I am working on a CS paper, and I got stuck at some math related parts. I hope someone could help with below equations, more specifically whether I can determine there is a generic solution for them:
I have more than $n$ equations with n variables, but the equations are modulus equivalence values rather than actual equalities. (I can adjust the number of equations within a limit, but we can assume $j \sim 2n$, where $j$ is the number of equations) i.e.:
$d_1.c_{z,0,1} + d_2.c_{z,0,2} + ….. + d_n.c_{z,0,n} = 0 ($mod $a)$
$d_1.c_{z,1,1} + d_2.c_{z,1,2} + ….. + d_n.c_{z,1,n} = 0 ($mod $a)$
$d_1.c_{z,2,1} + d_2.c_{z,2,2} + ….. + d_n.c_{z,2,n} = 0 ($mod $a)$
….
$d_1.c_{z,j,1} + d_2.c_{z,j,2} + ….. + d_n.c_{z,j,n} = 0 ($mod $a)$
where $d_i$ are unknowns and $c_{z,j,i}$ are known coefficients. For each equation $j$, we have possibly different set of $c_{z,j,i}$ coefficients, where $j$ is the equation index and $z$ is the equation set index. $z$ is added to increase equation count, in case the number of equations are not enough to solve the system.

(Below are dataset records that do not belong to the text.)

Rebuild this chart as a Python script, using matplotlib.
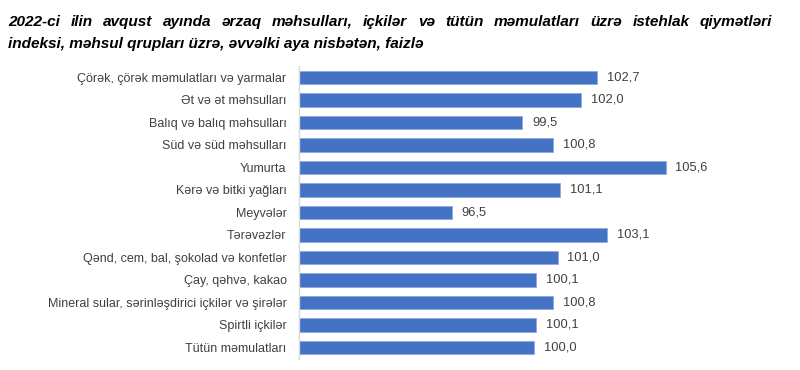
import matplotlib
matplotlib.use("Agg")
import matplotlib.pyplot as plt

categories = [
    "Çörək, çörək məmulatları və yarmalar",
    "Ət və ət məhsulları",
    "Balıq və balıq məhsulları",
    "Süd və süd məhsulları",
    "Yumurta",
    "Kərə və bitki yağları",
    "Meyvələr",
    "Tərəvəzlər",
    "Qənd, cem, bal, şokolad və konfetlər",
    "Çay, qəhvə, kakao",
    "Mineral sular, sərinləşdirici içkilər və şirələr",
    "Spirtli içkilər",
    "Tütün məmulatları",
]
values = [102.7, 102.0, 99.5, 100.8, 105.6, 101.1, 96.5, 103.1, 101.0, 100.1, 100.8, 100.1, 100.0]

title_line1 = "2022-ci ilin avqust ayında ərzaq məhsulları, içkilər və tütün məmulatları üzrə istehlak qiymətləri"
title_line2 = "indeksi, məhsul qrupları üzrə, əvvəlki aya nisbətən, faizlə"

plt.rcParams['font.family'] = ['Liberation Sans', 'DejaVu Sans']

W, H = 800, 370
fig = plt.figure(figsize=(8, 3.7), dpi=100)
ax = fig.add_axes([299 / W, 1 - 358.5 / H, (769 - 299) / W, (358.5 - 66) / H])

y = list(range(len(categories)))
ax.barh(y, [v - 90 for v in values], left=90, height=0.6, color="#4472C4",
        edgecolor="#8FAADC", linewidth=0.6)
ax.set_xlim(90, 110)
ax.set_ylim(len(categories) - 0.5, -0.5)
ax.set_yticks(y)
ax.set_yticklabels(categories, fontsize=9, color="#404040")
ax.tick_params(axis="y", length=0, pad=9)
ax.set_xticks([])
for s in ["top", "right", "bottom"]:
    ax.spines[s].set_visible(False)
ax.spines["left"].set_color("#D9D9D9")
ax.spines["left"].set_linewidth(1)

for yi, v in zip(y, values):
    ax.annotate(f"{v:.1f}".replace(".", ","), xy=(v, yi), xytext=(7, 0),
                textcoords="offset points", va="center", ha="left",
                fontsize=9.3, color="#404040")

# Title: justified first line
fig.canvas.draw()
renderer = fig.canvas.get_renderer()
x_left, x_right = 8 / W, 772 / W
words = title_line1.split(" ")
tprops = dict(fontsize=11.1, fontweight="bold", fontstyle="italic", color="black")
texts = []
widths = []
for w in words:
    t = fig.text(0, 1 - 25.7 / H, w, va="baseline", ha="left", **tprops)
    bb = t.get_window_extent(renderer)
    texts.append(t)
    widths.append(bb.width / W)
gap = (x_right - x_left - sum(widths)) / (len(words) - 1)
x = x_left
for t, wd in zip(texts, widths):
    t.set_x(x)
    x += wd + gap
fig.text(x_left, 1 - 47.7 / H, title_line2, va="baseline", ha="left", **tprops)

fig.savefig("out.png", dpi=100, facecolor="white")
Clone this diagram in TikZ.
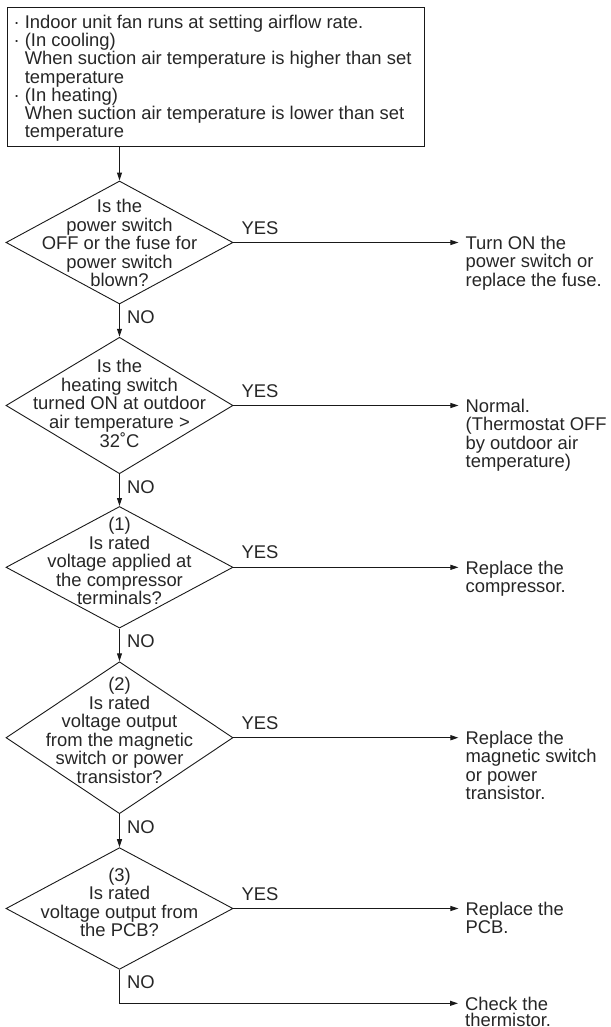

So, if the equations was not in modulus values, it would be easy to convert into a matrix and solve. But in this case, I am kind of stuck.
I also have managed to find some additional constraints, which would probably help solving this or determining there are no possible solutions.

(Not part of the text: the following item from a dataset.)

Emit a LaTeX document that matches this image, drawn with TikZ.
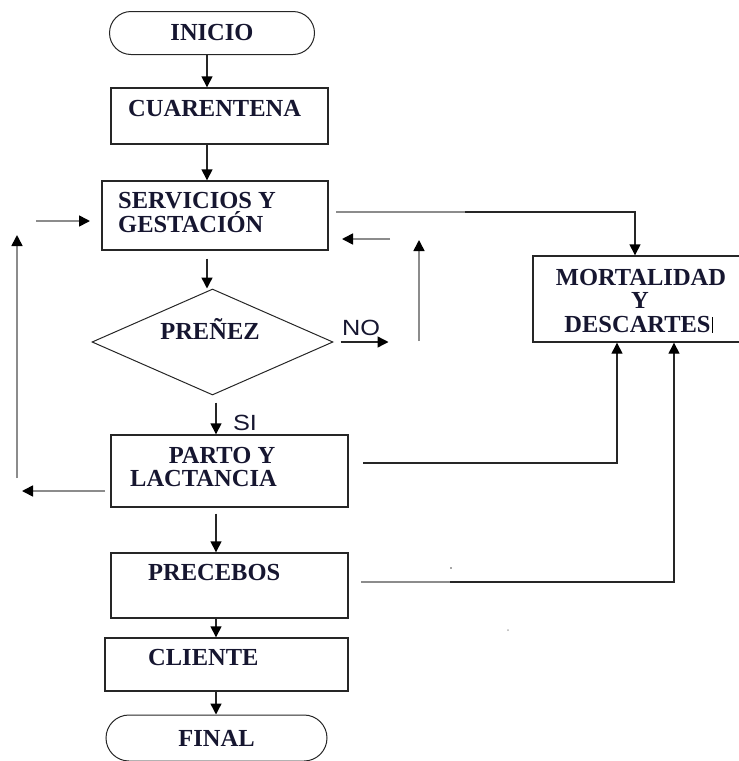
\documentclass[tikz,border=0pt]{standalone}
\usepackage{fontspec}
\setmainfont{Liberation Serif}
\newfontfamily\arialf[FakeStretch=1.15]{Liberation Sans}
\usetikzlibrary{arrows.meta,shapes.geometric,shapes.misc}
\definecolor{txtc}{HTML}{161630}
\definecolor{linec}{HTML}{262626}
\definecolor{grayc}{HTML}{8C8C8C}
\begin{document}
\begin{tikzpicture}[x=1pt,y=-1pt,
  box/.style={draw=linec,line width=1.4pt,rectangle,inner sep=0pt},
  term/.style={draw=linec,line width=1pt,rounded rectangle,inner sep=0pt,
    font=\bfseries\fontsize{24.5}{28}\selectfont,text=txtc},
  dia/.style={draw=linec,line width=1pt,diamond,inner sep=0pt},
  txt/.style={inner sep=0pt,text height=16pt,text depth=0pt,
    font=\bfseries\fontsize{24.5}{28}\selectfont,text=txtc},
  lab/.style={inner sep=0pt,text height=16pt,text depth=0pt,
    font=\arialf\fontsize{22}{26}\selectfont,text=txtc},
  tipa/.style={-{Triangle[length=11pt,width=11pt,color=black]}},
  arr/.style={draw=linec,line width=1.4pt,tipa},
  garr/.style={draw=grayc,line width=1.6pt,tipa},
  gline/.style={draw=grayc,line width=1.6pt}
]
\useasboundingbox (0,0) rectangle (739,761);

% nodes
\node[term,minimum width=205pt,minimum height=43pt] (inicio) at (212,33) {INICIO};
\node[box,minimum width=217pt,minimum height=56pt] (cuar) at (219.5,116) {};
\node[txt,anchor=west] (tcuar) at (128,108) {CUARENTENA};
\node[box,minimum width=226pt,minimum height=69pt] (serv) at (215,215.5) {};
\node[txt,anchor=west] (tserv1) at (118,200) {SERVICIOS Y};
\node[txt,anchor=west] (tserv2) at (118,224) {GESTACIÓN};
\node[dia,minimum width=241pt,minimum height=106pt] (pren) at (212.5,342) {};
\node[txt] (tpren) at (210,331) {PREÑEZ};
\node[lab] (no) at (361,327) {NO};
\node[lab] (si) at (245,422) {SI};
\node[box,minimum width=237pt,minimum height=72pt] (parto) at (229.5,471) {};
\node[txt] (tparto1) at (222,455) {PARTO Y};
\node[txt,anchor=west] (tparto2) at (130,478) {LACTANCIA};
\node[box,minimum width=214pt,minimum height=86pt] (mort) at (640,299) {};
\node[txt] (tm1) at (641,277) {MORTALIDAD};
\node[txt] (tm2) at (640,300) {Y};
\node[txt] (tm3) at (637.5,324) {DESCARTES};
\node[box,minimum width=237pt,minimum height=65pt] (prec) at (229.5,585.5) {};
\node[txt,anchor=west] (tprec) at (148,572) {PRECEBOS};
\node[box,minimum width=243pt,minimum height=53pt] (cli) at (226.5,664.5) {};
\node[txt,anchor=west] (tcli) at (148,657) {CLIENTE};
\node[term,minimum width=221pt,minimum height=46pt] (final) at (216.5,738) {FINAL};

% cursor mark after DESCARTES
\draw[line width=1pt,black] ([xshift=1.5pt]tm3.east) ++(0,-7) -- ++(0,16);
% small dots
\fill[black!70] (451,568) circle (0.9pt);
\fill[black!30] (508,630) circle (1pt);

% axes
\coordinate (ax1) at (207,0);
\coordinate (ax2) at (216,0);

% main flow
\draw[arr] (ax1 |- inicio.south) -- (ax1 |- cuar.north);
\draw[arr] (ax1 |- cuar.south) -- (ax1 |- serv.north);
\draw[arr,shorten <=8pt] (ax1 |- serv.south) -- (ax1 |- pren.north);
\draw[arr,shorten <=7pt] (ax2 |- pren.south) -- (ax2 |- parto.north);
\draw[arr,shorten <=6pt] (ax2 |- parto.south) -- (ax2 |- prec.north);
\draw[arr] (ax2 |- prec.south) -- (ax2 |- cli.north);
\draw[arr] (ax2 |- cli.south) -- (ax2 |- final.north);

% NO arrow
\draw[arr] ([xshift=7pt]pren.east) -- ([xshift=55pt]pren.east);

% servicios -> mortalidad
\coordinate (sm) at (336,212);
\coordinate (sm2) at (465,212);
\draw[gline] (sm) -- (sm2);
\draw[arr] (sm2) -| ([xshift=-5pt]mort.north);

% return arrows to servicios
\coordinate (r1) at (390,239);
\coordinate (r2) at (342,239);
\draw[garr] (r1) -- (r2);
\coordinate (u1) at (419,341);
\coordinate (u2) at (419,240);
\draw[garr] (u1) -- (u2);
\coordinate (l1) at (36,221);
\coordinate (l2) at (90,221);
\draw[garr] (l1) -- (l2);
\coordinate (pl0) at (105,491);
\coordinate (pl1) at (22,491);
\draw[garr] (pl0) -- (pl1);
\coordinate (v1) at (17,478);
\coordinate (v2) at (17,235);
\draw[garr] (v1) -- (v2);

% parto -> mortalidad
\coordinate (pm) at (363,463);
\draw[arr] (pm) -| ([xshift=-23pt]mort.south);

% precebos -> mortalidad
\coordinate (qm) at (361,582);
\coordinate (qm2) at (450,582);
\draw[gline] (qm) -- (qm2);
\draw[arr] (qm2) -| ([xshift=34pt]mort.south);
\end{tikzpicture}
\end{document}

- $a \in [2..k],$ where $k$ is an integer we pick, with a value $k \sim log(n)$ and equations holds for all values of $a$.
- $d_i \in \{-1,0,1\}$ for all $1 \leq i \leq n$.
Now what I am trying to figure out is, is this equation system is solvable? If it is, is there any way to make it un-solvable by changing values of $k, a, z$ etc. selected numbers.
TL;DR;
I have a set of linear equations involving modular arithmetic and I am trying to figure out whether it is solvable.
NOTE: The obvious solution where $D_i=0$ is not considered as a solution for my case.
NOTE 2: If anything is not obvious or wrong, I would be happy to provide more details/explanations.
Thank you for any help or directions how to handle this.
Best Answer
We need the equations to be solvable $∀a∈[2,k]$. This means $$d_1 \cdot c_{z,0,1}+d_2 \cdot c_{z,0,2}+ \cdots + d_n \cdot c_{z,0,n} \equiv 0 \pmod{a} \tag 1$$ becomes
$$d_1 \cdot c_{z,0,1}+d_2 \cdot c_{z,0,2}+ \cdots + d_n \cdot c_{z,0,n} = k!t \tag 2$$
for some integer $t$. Since $d_i∈\{0,±1\}$ this bounds the coefficients $c_{z,α,β}$.
This implies that the inequality constructed for a single original equation
$$∑|c_{z,α,β}|≥k!,∀α,β \tag 3$$
is a a sharp bound for sufficiently large $k$.
We construct $j \sim 2n$ such sharp bounding inequalities, one for each original equation.
If $k$ does not satisfy any of those bounding inequalities of the type $(3)$ then the original equation is not solvable.